1.1 Work Health and Safety
This Standard Operating Procedure communicates the health and safety responsibilities of volunteers, staff and third parties to ensure a safe and healthy environment for everyone.
Overview
All volunteers and staff must perform their tasks safely and follow SLS policies, procedures, and established work practices.
All volunteers and staff are required to meet their responsibilities under the Work Health and Safety Act 2012.
Each Surf Life Saving Club (SLSC) has its own Work Health and Safety (WHS) obligations towards its members. Under the WHS Act, each SLSC is considered to be Person Conducting a Business or Undertaking (PCBU) and as such has a duty to ensure the health and safety of ‘workers’ and ‘others’ at their Club. This includes providing safe systems of work, ensuring the safe use of plant and structures, providing adequate facilities and training, monitoring workplace conditions, and consulting with workers on health and safety matters. The PCBU must take all reasonably practicable steps to minimize risks to health and safety.
The principles in this Procedures, and the guidelines within the following Procedures, offer recommended standards to ensure consistency across our Surf Life Saving community.
Procedure
Identification of Hazards
SLSSA uses hazard identification and risk management to assess health and safety risks, plan controls, and authorise lifesaving activities. Due to the varied and unpredictable nature of SLSSA’s tasks, identifying hazards is crucial to anticipating risks.
Hazard Management
Hazard management is a process involving:
- Identifying hazards,
- Assessing risks,
- Controlling risks,
- Evaluating results, and
- Reviewing the process regularly or when changes occur.
Lifesavers are well-placed to identify hazards due to their experience. They should actively look for and report unsafe conditions and actions.
Lifesavers should use the S.A.F.E.R. principle:
- Spot the hazard
- Assess the risks
- Fix the problem
- Evaluate the results
- Review the process
This approach is central to SLSSA’s safety strategy and is crucial for ensuring the health and safety of all members.
Duty of Rescue
When a lifesaving or lifeguarding service is provided, team members on duty have a certain level of responsibility to beachgoers. Although lifesavers and lifeguards do not have an automatic duty to rescue individuals, there are guiding principles that must be considered during any incident:
- Is there a risk of unnecessary danger to the rescuer?
- Are the necessary skills available to perform the rescue?
- Is the required equipment available?
- Is the person in need of help actively asking for assistance?
- Is it foreseeable that the individual will require help?

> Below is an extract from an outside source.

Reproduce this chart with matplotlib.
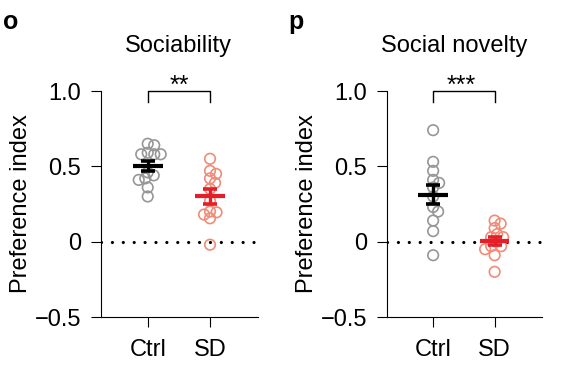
import numpy as np
import matplotlib
matplotlib.use('Agg')
import matplotlib.pyplot as plt
from matplotlib.transforms import blended_transform_factory

plt.rcParams['font.family'] = ['Liberation Sans', 'DejaVu Sans']

groups = ['Ctrl', 'SD']
titles = ['Sociability', 'Social novelty']
panel_letters = ['o', 'p']
sig_labels = ['**', '***']
ylabel = 'Preference index'
yticks = [-0.5, 0, 0.5, 1.0]
yticklabels = ['\u22120.5', '0', '0.5', '1.0']

soc_ctrl = [0.65, 0.64, 0.58, 0.58, 0.59, 0.58, 0.46, 0.41, 0.44, 0.42, 0.36, 0.30]
soc_sd = [0.55, 0.47, 0.45, 0.42, 0.39, 0.35, 0.27, 0.20, 0.18, 0.195, 0.155, -0.02]
nov_ctrl = [0.74, 0.53, 0.47, 0.39, 0.41, 0.36, 0.30, 0.23, 0.20, 0.14, 0.07, -0.09]
nov_sd = [0.14, 0.12, 0.09, 0.05, 0.03, 0.03, 0.0, -0.03, -0.03, -0.05, -0.09, -0.20]

panels = [[soc_ctrl, soc_sd], [nov_ctrl, nov_sd]]

point_colors = ['#979797', '#F08C78']
mean_colors = ['#000000', '#E3202A']

fig = plt.figure(figsize=(5.64, 3.70), dpi=100)
ax_rects = [[101/564, 53/370, 157/564, 226/370],
            [387/564, 53/370, 155/564, 226/370]]
title_x = [0.5, 0.35]
star_x = [0.5, 0.45]
letter_x = [3/564, 288/564]


def swarm_x(ax, values, xc, d_px=6.5, step=0.5):
    vals = np.asarray(values, dtype=float)
    pts = ax.transData.transform(np.column_stack([np.full(len(vals), xc), vals]))
    ys = pts[:, 1]
    x0 = pts[0, 0]
    order = np.argsort(-ys)
    placed = []
    offs = np.zeros(len(vals))
    for i in order:
        best = None
        k = 0
        while best is None:
            cands = [0.0] if k == 0 else [k * step, -k * step]
            for o in cands:
                if all((o - po) ** 2 + (ys[i] - py) ** 2 >= d_px ** 2 for po, py in placed):
                    best = o
                    break
            k += 1
        placed.append((best, ys[i]))
        offs[i] = best
    xs = ax.transData.inverted().transform(np.column_stack([x0 + offs, ys]))[:, 0]
    return xs


for p, data in enumerate(panels):
    ax = fig.add_axes(ax_rects[p])
    ax.set_xlim(-0.75, 1.77)
    ax.set_ylim(-0.5, 1.0)
    for s in ['top', 'right']:
        ax.spines[s].set_visible(False)
    ax.spines['left'].set_bounds(-0.5, 1.0)
    for s in ['left', 'bottom']:
        ax.spines[s].set_linewidth(0.8)
    ax.set_yticks(yticks)
    ax.set_yticklabels(yticklabels)
    ax.set_xticks(range(len(groups)))
    ax.set_xticklabels(groups)
    ax.tick_params(axis='y', length=7.5, width=0.8, pad=7, labelsize=17)
    ax.tick_params(axis='x', length=7.5, width=0.8, pad=8, labelsize=17)
    ax.set_ylabel(ylabel, fontsize=17, labelpad=2)

    # dotted zero line
    ax.plot([-0.75, 1.77], [0, 0], color='black', lw=2.3,
            linestyle=(0, (0.01, 3.4)), dash_capstyle='round', zorder=1)

    for g, vals in enumerate(data):
        xs = swarm_x(ax, vals, g)
        ax.scatter(xs, vals, s=7.6 ** 2, facecolors='none',
                   edgecolors=point_colors[g], linewidths=1.2, zorder=3)
        m = np.mean(vals)
        se = np.std(vals, ddof=1) / np.sqrt(len(vals))
        ax.hlines(m, g - 0.24, g + 0.24, color=mean_colors[g], lw=3, zorder=5)
        ax.errorbar(g, m, yerr=se, color=mean_colors[g], elinewidth=2.4,
                    capsize=5, capthick=2.6, fmt='none', zorder=5)

    # significance bracket
    ax.plot([0, 0, 1, 1], [0.93, 1.0, 1.0, 0.93], color='black', lw=1.0,
            clip_on=False, zorder=4)
    ax.text(star_x[p], 0.985, sig_labels[p], ha='center', va='baseline',
            fontsize=18, clip_on=False)

    trans = blended_transform_factory(ax.transData, ax.transAxes)
    ax.text(title_x[p], 1.173, titles[p], transform=trans, ha='center',
            va='baseline', fontsize=17)

    fig.text(letter_x[p], (370 - 29) / 370, panel_letters[p], fontsize=18,
             fontweight='bold', ha='left', va='baseline')

fig.savefig('out.png', dpi=100)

- Is it reasonable to render assistance?
Should someone in the water find themselves in difficulty, patrols are to consider their own safety and ensure they are not exposing themselves to an unacceptable level of risk. The State Operations Centre should be advised immediately of a person in difficulty who the patrol doesn’t assess as safe to rescue.
Incident Reporting
Member injuries must be reported to the State Operations Centre by phone. Refer to SOP 12.1 – State Operations Centre (SOC) – SURFCOM.

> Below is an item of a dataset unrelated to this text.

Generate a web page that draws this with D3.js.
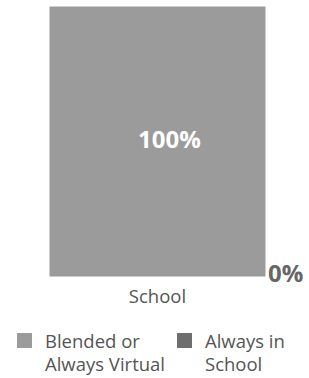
<!DOCTYPE html>
<html><head><meta charset="utf-8">
<script src="https://cdn.jsdelivr.net/npm/d3@7"></script>
<style>body{margin:0;background:#fff}svg{display:block;font-family:"Open Sans",sans-serif}</style>
</head><body>
<svg id="c" width="309" height="378"></svg>
<script>
const categories = ["School"];
const seriesNames = ["Blended or Always Virtual", "Always in School"];
const blended = [100];
const alwaysInSchool = [0];
const colors = ["#9b9b9b", "#6e6e6e"];
const legendLines = [["Blended or", "Always Virtual"], ["Always in", "School"]];

const svg = d3.select("#c");
const x = d3.scaleBand().domain(categories).range([49, 266]).padding(0);
const y = d3.scaleLinear().domain([0, 100]).range([277, 6]);

const rows = categories.map((c, i) => ({cat: c, "Always in School": alwaysInSchool[i], "Blended or Always Virtual": blended[i]}));
const stack = d3.stack().keys(["Always in School", "Blended or Always Virtual"])(rows);

stack.forEach(layer => {
  const ci = seriesNames.indexOf(layer.key);
  svg.append("g").selectAll("rect").data(layer).join("rect")
    .attr("x", d => x(d.data.cat))
    .attr("width", x.bandwidth())
    .attr("y", d => Math.min(y(d[1]), y(d[0]) - 2))
    .attr("height", d => Math.max(y(d[0]) - y(d[1]), 2))
    .attr("fill", colors[ci])
    .attr("stroke", "#fff").attr("stroke-width", 1);
});

// labels
const topLayer = stack[1];
svg.append("g").selectAll("text").data(topLayer).join("text")
  .attr("x", d => x(d.data.cat) + x.bandwidth() / 2 + 12)
  .attr("y", d => (y(d[0]) + y(d[1])) / 2 + 6)
  .attr("text-anchor", "middle").attr("fill", "#fff")
  .attr("font-size", 24).attr("font-weight", 700)
  .text(d => (d[1] - d[0]) + "%");
const botLayer = stack[0];
svg.append("g").selectAll("text").data(botLayer).join("text")
  .attr("x", d => x(d.data.cat) + x.bandwidth() + 2)
  .attr("y", d => y(d[0]) + 5)
  .attr("text-anchor", "start").attr("fill", "#666")
  .attr("font-size", 24).attr("font-weight", 700)
  .text(d => (d[1] - d[0]) + "%");

// x axis label
svg.append("g").selectAll("text").data(categories).join("text")
  .attr("x", d => x(d) + x.bandwidth() / 2).attr("y", 303)
  .attr("text-anchor", "middle").attr("fill", "#555").attr("font-size", 18.5)
  .text(d => d);

// legend
const legX = [17, 177];
seriesNames.forEach((s, i) => {
  const g = svg.append("g");
  g.append("rect").attr("x", legX[i]).attr("y", 333).attr("width", 15).attr("height", 15).attr("fill", colors[i]);
  const t = g.append("text").attr("x", legX[i] + 28).attr("y", 348).attr("fill", "#555").attr("font-size", 18.5);
  legendLines[i].forEach((l, j) => t.append("tspan").attr("x", legX[i] + 28).attr("dy", j ? 23 : 0).text(l));
});
</script>
</body></html>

Member details must be added as per SOP 13.2 – Operations App (Recording an Incident)..
References
- Work Health and Safety Act 2012
- Work Health and Safety Regulations 2012
- How to manage work health and safety risks Code of Practice June 2020
- Guidelines for Safer Surf Clubs v4 May 2020, Chapter 1 – An introduction to Health & Safety
- Guidelines for Safer Surf Clubs v4 May 2020, Chapter 2 – Risk Management Process and Club Safety Inspections
This document must not be displayed, including in a patrol room, or reproduced in any form, without permission from the Lifesaving Department, Surf Life Saving SA.